How Does Architecture Connect Us to the Divine?

Julio Bermudez has been studying the relationship between architecture, culture, and spirituality for nearly 30 years. Certain features of architecture are conducive to creating a contemplative mind, he says.

“Since time immemorial, sacred architecture has been a way to establish a relation with the divine. Enter a church and, no matter who you are, you immediately begin to open yourself to something larger than you. Why does this happen? How can a physical thing transcend the material world? And don’t you feel a particular, different way when you enter a Christian place?”

How can we tell when the connection is made?

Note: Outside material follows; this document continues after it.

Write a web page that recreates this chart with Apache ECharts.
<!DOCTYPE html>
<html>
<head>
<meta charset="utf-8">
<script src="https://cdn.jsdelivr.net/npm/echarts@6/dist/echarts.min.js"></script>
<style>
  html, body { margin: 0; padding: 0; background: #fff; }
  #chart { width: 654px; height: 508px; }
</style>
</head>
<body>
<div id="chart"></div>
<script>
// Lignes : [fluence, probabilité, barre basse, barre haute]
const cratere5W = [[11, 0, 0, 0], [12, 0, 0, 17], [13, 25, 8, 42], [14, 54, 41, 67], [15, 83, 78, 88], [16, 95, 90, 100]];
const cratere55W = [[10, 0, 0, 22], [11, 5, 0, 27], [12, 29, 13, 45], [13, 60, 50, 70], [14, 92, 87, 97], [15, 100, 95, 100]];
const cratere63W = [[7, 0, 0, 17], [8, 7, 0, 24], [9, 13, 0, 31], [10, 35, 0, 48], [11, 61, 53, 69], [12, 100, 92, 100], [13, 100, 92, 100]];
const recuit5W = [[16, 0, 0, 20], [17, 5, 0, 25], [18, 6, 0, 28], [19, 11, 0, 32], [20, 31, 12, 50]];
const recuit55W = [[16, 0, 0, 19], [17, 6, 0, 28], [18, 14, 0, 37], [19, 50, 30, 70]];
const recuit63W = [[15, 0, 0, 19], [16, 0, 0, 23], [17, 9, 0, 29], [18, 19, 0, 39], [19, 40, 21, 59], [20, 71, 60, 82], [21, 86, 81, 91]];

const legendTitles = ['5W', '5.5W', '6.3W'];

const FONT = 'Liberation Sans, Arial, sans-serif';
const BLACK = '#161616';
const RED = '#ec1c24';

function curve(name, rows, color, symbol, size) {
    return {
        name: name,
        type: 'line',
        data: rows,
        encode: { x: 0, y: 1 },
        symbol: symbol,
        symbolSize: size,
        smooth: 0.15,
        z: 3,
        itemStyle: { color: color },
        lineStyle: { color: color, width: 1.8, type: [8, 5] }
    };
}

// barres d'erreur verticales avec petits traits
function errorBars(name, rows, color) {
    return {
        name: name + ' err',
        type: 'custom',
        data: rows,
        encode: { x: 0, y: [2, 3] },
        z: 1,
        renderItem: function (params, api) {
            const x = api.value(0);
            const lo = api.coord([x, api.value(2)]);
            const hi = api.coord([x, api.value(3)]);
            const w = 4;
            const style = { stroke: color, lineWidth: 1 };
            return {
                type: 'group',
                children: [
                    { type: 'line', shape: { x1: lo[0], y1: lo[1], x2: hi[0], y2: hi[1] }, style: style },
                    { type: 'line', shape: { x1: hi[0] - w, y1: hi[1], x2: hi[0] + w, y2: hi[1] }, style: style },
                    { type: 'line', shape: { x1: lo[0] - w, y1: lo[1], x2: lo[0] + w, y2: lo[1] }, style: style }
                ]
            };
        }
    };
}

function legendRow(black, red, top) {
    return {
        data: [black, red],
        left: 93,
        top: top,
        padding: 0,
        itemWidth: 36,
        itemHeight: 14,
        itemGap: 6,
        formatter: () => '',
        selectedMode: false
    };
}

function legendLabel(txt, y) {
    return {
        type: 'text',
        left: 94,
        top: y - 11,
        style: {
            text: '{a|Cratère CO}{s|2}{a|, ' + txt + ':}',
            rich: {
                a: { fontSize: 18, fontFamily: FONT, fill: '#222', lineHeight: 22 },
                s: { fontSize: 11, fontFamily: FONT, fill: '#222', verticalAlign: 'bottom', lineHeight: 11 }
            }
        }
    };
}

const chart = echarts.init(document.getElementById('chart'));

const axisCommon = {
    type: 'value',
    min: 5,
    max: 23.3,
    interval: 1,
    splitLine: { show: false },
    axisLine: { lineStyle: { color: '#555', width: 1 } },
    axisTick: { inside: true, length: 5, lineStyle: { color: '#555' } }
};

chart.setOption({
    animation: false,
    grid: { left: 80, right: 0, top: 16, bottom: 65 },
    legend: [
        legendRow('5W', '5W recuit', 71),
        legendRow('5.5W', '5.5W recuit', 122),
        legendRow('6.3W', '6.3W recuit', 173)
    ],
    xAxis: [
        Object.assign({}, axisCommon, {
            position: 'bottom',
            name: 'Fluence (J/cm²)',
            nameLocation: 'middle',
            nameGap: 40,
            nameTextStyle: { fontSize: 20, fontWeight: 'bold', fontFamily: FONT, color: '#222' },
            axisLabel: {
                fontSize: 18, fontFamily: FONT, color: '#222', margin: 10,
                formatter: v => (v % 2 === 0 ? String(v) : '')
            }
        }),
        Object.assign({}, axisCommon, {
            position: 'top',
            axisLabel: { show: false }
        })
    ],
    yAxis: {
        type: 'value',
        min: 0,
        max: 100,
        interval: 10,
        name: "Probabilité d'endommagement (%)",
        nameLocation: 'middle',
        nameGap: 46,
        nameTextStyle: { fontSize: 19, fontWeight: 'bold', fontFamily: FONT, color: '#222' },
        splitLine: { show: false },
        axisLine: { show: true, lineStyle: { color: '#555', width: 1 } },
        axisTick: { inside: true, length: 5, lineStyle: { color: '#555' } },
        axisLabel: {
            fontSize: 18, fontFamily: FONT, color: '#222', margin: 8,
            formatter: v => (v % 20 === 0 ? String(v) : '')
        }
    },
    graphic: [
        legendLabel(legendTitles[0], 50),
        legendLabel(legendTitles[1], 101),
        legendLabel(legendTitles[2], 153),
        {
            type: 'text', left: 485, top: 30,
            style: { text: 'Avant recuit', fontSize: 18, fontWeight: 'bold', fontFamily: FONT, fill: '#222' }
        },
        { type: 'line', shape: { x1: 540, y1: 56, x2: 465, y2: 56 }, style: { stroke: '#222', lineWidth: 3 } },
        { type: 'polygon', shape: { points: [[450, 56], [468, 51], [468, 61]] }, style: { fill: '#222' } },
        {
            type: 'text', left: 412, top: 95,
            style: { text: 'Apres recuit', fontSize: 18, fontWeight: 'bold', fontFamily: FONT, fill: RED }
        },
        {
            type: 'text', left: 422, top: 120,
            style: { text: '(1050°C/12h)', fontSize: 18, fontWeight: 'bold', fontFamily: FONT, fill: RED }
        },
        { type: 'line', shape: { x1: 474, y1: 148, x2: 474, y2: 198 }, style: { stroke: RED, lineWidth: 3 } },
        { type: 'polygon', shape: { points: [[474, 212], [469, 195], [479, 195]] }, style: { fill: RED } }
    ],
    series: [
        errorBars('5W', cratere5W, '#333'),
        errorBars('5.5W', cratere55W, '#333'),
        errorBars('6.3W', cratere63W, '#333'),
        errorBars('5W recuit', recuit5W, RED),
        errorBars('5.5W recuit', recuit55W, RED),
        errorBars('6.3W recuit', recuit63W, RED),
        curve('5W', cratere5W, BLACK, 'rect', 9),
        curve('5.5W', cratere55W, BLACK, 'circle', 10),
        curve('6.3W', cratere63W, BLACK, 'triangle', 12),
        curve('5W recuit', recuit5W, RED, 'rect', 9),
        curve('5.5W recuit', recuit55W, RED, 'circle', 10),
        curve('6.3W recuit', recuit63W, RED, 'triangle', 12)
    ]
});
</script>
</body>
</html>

“We asked the Templeton Foundation to fund a project allowing us to use mobile EEGs to measure people’s experience of two buildings, perhaps the Basilica of the National Shrine of the Immaculate Conception or the National Cathedral, and a building on the same significant scale but secular, like Union Station. Is there anything in the brain that correlates with the experience? What’s the neurophenomenology of these architectures?”

What sparks your interest in this topic?

“First, if I’m going to spend 10 hours a day and weekends on my work, I have to have an overlap of my professional practice with my spiritual practice. Second, I believe that the world is in need of spiritual transformation, and the way I try to contribute to that is architecture. My way is to teach the next generation to do architecture that allows this transformation to happen and, since I’m an academic, to figure out how this can be done.”


Julio Bermudez is a professor in the School of Architecture and Planning where he directs the Cultural Studies and Sacred Space graduate concentration programs. He has published two books: Transcending Architecture: Contemporary Views on Sacred Space and Architecture, Culture, and Spirituality. In 2007, he cofounded the Architecture, Culture, and Spirituality Forum, which now has more than 400 members representing 48 countries.